Operational readiness extends beyond code to people and processes. Maintain runbooks that describe rapid recovery steps, rollback procedures, and expected service levels during degradation. Establish on-call rituals with clear escalation paths, rotating responders, and post incident reviews that extract lessons learned. Governance should enforce dependency management, ensuring that new integrations pass security reviews, performance testing, and resilience criteria before production. Document ownership for each integration so accountability follows responsibility. Train developers to recognize degradation signals and to apply the agreed playbooks. A mature operational posture reduces mean time to recovery and reinforces trust in the system.
Security and compliance must accompany resilience efforts. Third party integrations broaden the attack surface if not properly secured. Enforce least privilege for credentials and rotate secrets regularly. Use encrypted channels and authenticated requests to protect data in transit and at rest. Validate inputs to microservices and apply strict schema validation to fend off injection or malformed payloads. Audit trails should capture who invoked what, when, and under which conditions. Build resilience without compromising privacy or regulatory requirements; the governance framework should align with organizational risk tolerance while still enabling innovation.

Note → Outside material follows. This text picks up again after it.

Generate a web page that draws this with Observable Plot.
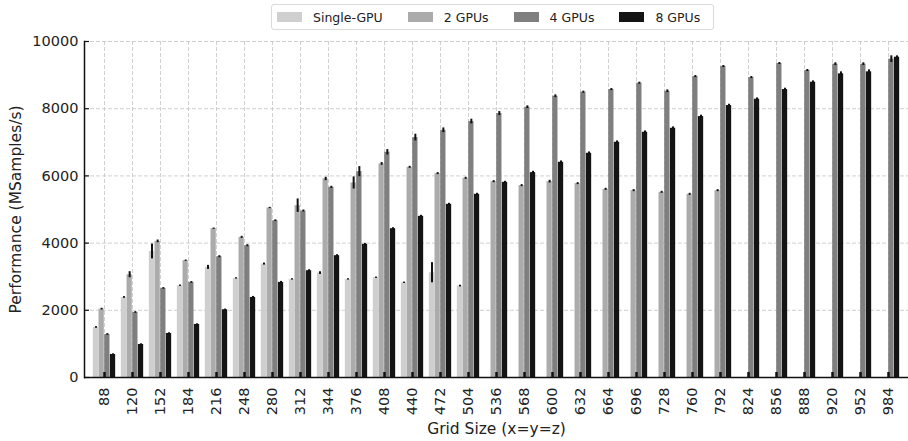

Maintainability underpins long term resilience. Versioned interfaces, clear deprecation timelines, and a plan for migrating away from brittle dependencies are essential. Keep dependencies up to date and monitor end-of-life announcements from service providers. Regularly review error budgets and adjust resilience parameters to reflect changing traffic and availability patterns. Encourage code hygiene, comprehensive documentation, and consistent naming conventions so future contributors understand the integration’s semantics. Refactor where necessary to remove technical debt that erodes fault tolerance. A sustainable approach balances innovation with stability, ensuring integrations remain robust as external ecosystems evolve.
Finally, cultivate a culture that treats resilience as a product capability. Embed reliability metrics into product goals and tie incentives to reducing user impact during degraded periods. Encourage cross functional collaboration among developers, operators, and security teams so everyone shares responsibility for resilience. Promote experiential learning through postmortems that focus on systems behavior rather than blame. Invest in tooling that makes resilience measurable and actionable, such as synthetic monitoring or canary deployments. When teams internalize resilience as a core value, third party integrations become resilient by design, delivering dependable performance even amid uncertainty.